Maya Angelou 1928-2014: An extraordinary mix of innocence and depravity, elegy and celebration

From the archive: Nicci Gerrard on Maya Angelou's second volume of autobiography, Gather Together in My Name, first published in the New Statesman 17 May 1985.

By Nicci Gerrard

Autobiography can be stranger than fiction, more delightful in its telling and more inspiring in its tale. Maya Angelou’s first volume of autobiography, I Know Why the Caged Bird Sings, was sheer delight. Its sassy, gritty, knock-kneed enchantment with the world in all its colours and its funny, marvelling evocation of childhood’s shape, sound and smell burst through the cage of black woman’s adversity. The book ended with 16-year-old Maya holding her newborn son in her arms, the world open and unsignposted before her — and readers wanting more.
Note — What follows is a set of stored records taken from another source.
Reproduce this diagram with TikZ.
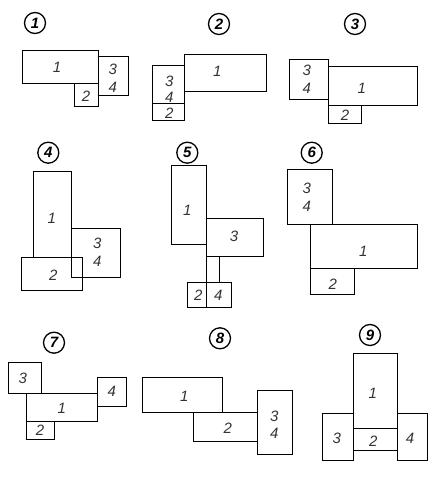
\documentclass[tikz,border=0pt]{standalone}
\usepackage{fontspec}
\setmainfont{Liberation Sans}
\usepackage{tikz}
\usetikzlibrary{fit,calc}

\begin{document}
\begin{tikzpicture}[
  x=1pt, y=-1pt,
  blk/.style={draw=black, line width=0.8pt, inner sep=0pt, outer sep=0pt},
  num/.style={font=\fontsize{15}{16}\selectfont\itshape, text=black!80, inner sep=0pt},
  tag/.style={circle, draw=black, line width=1.3pt, minimum size=21pt, inner sep=0pt,
    font=\fontsize{15}{16}\selectfont\bfseries\itshape}
]
\useasboundingbox (0,0) rectangle (442,484);

% layout 1
\node[tag] (t1) at (35,23) {1};
\node[blk, fit={(22.3,50) (98.3,83.3)}] (d1a) {};
\node[blk, fit={(98.3,56.7) (128,95.7)}] (d1c) {};
\node[blk, fit={(74,83.3) (98.3,106)}] (d1b) {};
\node[num] at (57,67) {1};
\node[num] at (112.7,69) {3};
\node[num] at (112.7,87) {4};
\node[num] at (86,96.7) {2};

% layout 2
\node[tag] (t2) at (219,24) {2};
\node[blk, fit={(184.3,54.3) (266,91.7)}] (d2a) {};
\node[blk, fit={(152.3,65.3) (184.3,103.3)}] (d2c) {};
\node[blk, fit={(152.3,103.3) (184.3,120)}] (d2b) {};
\node[num] at (217.3,71.7) {1};
\node[num] at (169.3,81) {3};
\node[num] at (169.3,97.3) {4};
\node[num] at (169.3,113.3) {2};

% layout 3
\node[tag] (t3) at (355,24) {3};
\node[blk, fit={(289.3,59) (328.3,99)}] (d3c) {};
\node[blk, fit={(328.3,66) (417,105.3)}] (d3a) {};
\node[blk, fit={(328.3,105.3) (361,123.3)}] (d3b) {};
\node[num] at (306.7,70) {3};
\node[num] at (306.7,88.3) {4};
\node[num] at (361.7,88.3) {1};
\node[num] at (345,115) {2};

% layout 4
\node[tag] (t4) at (48.3,152.7) {4};
\node[blk, fit={(33,171.3) (71,257.7)}] (d4a) {};
\node[blk, fit={(71,228) (120,277.3)}] (d4c) {};
\node[blk, fit={(21,257.7) (82.3,290.3)}] (d4b) {};
\node[num] at (51.7,218.3) {1};
\node[num] at (97.3,243.3) {3};
\node[num] at (97.3,261) {4};
\node[num] at (53.3,275.3) {2};

% layout 5
\node[tag] (t5) at (187.3,152.7) {5};
\node[blk, fit={(171.3,165) (206.7,244.7)}] (d5a) {};
\node[blk, fit={(206.7,218.7) (263.3,256.7)}] (d5c) {};
\node[blk, fit={(187.3,282.7) (206.7,307.3)}] (d5b) {};
\node[blk, fit={(206.7,282.7) (231.7,307.3)}] (d5d) {};
\draw[line width=0.8pt] (d5c.south west) -- (d5c.south west |- d5b.north);
\draw[line width=0.8pt] (d5d.north |- d5c.south) -- (d5d.north);
\node[num] at (187.3,210) {1};
\node[num] at (234,236.7) {3};
\node[num] at (198.3,295) {2};
\node[num] at (218.3,295) {4};

% layout 6
\node[tag] (t6) at (311.7,152.7) {6};
\node[blk, fit={(287.3,169) (332.3,224.3)}] (d6c) {};
\node[blk, fit={(310.3,224.3) (417.3,268)}] (d6a) {};
\node[blk, fit={(310.3,268) (354,294)}] (d6b) {};
\node[num] at (306.7,188.3) {3};
\node[num] at (306.7,206) {4};
\node[num] at (363.3,251.7) {1};
\node[num] at (332.7,284) {2};

% layout 7
\node[tag] (t7) at (54,342.7) {7};
\node[blk, fit={(8,362.7) (41.3,393)}] (d7c) {};
\node[blk, fit={(26.7,393) (97.7,421.3)}] (d7a) {};
\node[blk, fit={(97.7,377.3) (126.7,406.3)}] (d7d) {};
\node[blk, fit={(26.7,421.3) (54.3,439)}] (d7b) {};
\node[num] at (22.7,378.3) {3};
\node[num] at (61.7,408.3) {1};
\node[num] at (111.7,391) {4};
\node[num] at (40,430.7) {2};

% layout 8
\node[tag] (t8) at (220,338.3) {8};
\node[blk, fit={(142.3,377.3) (222.7,412.3)}] (d8a) {};
\node[blk, fit={(193.3,412.3) (257.7,441.7)}] (d8b) {};
\node[blk, fit={(257.7,390.3) (292,454.7)}] (d8c) {};
\node[num] at (184.3,396) {1};
\node[num] at (227.7,428.3) {2};
\node[num] at (274.3,416.7) {3};
\node[num] at (274.3,433.3) {4};

% layout 9
\node[tag] (t9) at (370,335) {9};
\node[blk, fit={(353.7,353.3) (397,428.3)}] (d9a) {};
\node[blk, fit={(353.7,428.3) (397,450.7)}] (d9b) {};
\node[blk, fit={(322.3,413.7) (353.7,460)}] (d9c) {};
\node[blk, fit={(397,413.7) (427.7,460)}] (d9d) {};
\node[num] at (372.7,393.3) {1};
\node[num] at (373.3,441.7) {2};
\node[num] at (336.7,438.3) {3};
\node[num] at (410,438.3) {4};

\end{tikzpicture}
\end{document}
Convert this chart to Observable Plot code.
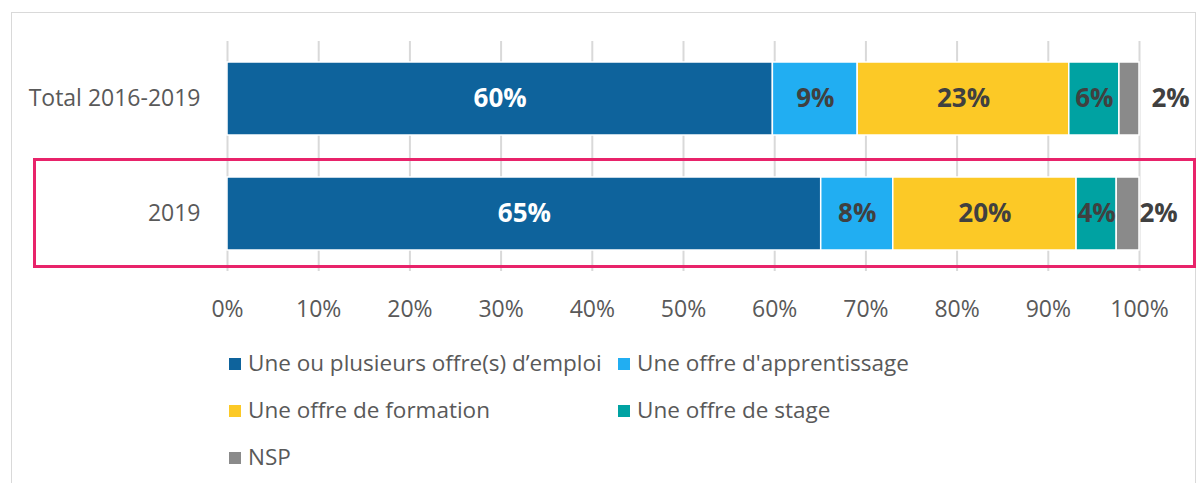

In its sequel, Gather Together in My Name, Maya Angelou has lost none of her verve for life, and her almost physical enjoyment of the words that we chew and roll around in appreciation at their unpredictable prescience. But Gather Together in My Name is not simply more of the same. In spite of all the horrors encountered, the pellucid, spontaneous imagination of the younger Maya made the cage into a wide world of sunlight. The prison bars close in during adulthood: natural glee and the courage of hope press up against a difficult world and from their friction Angelou creates a more wisely exuberant self.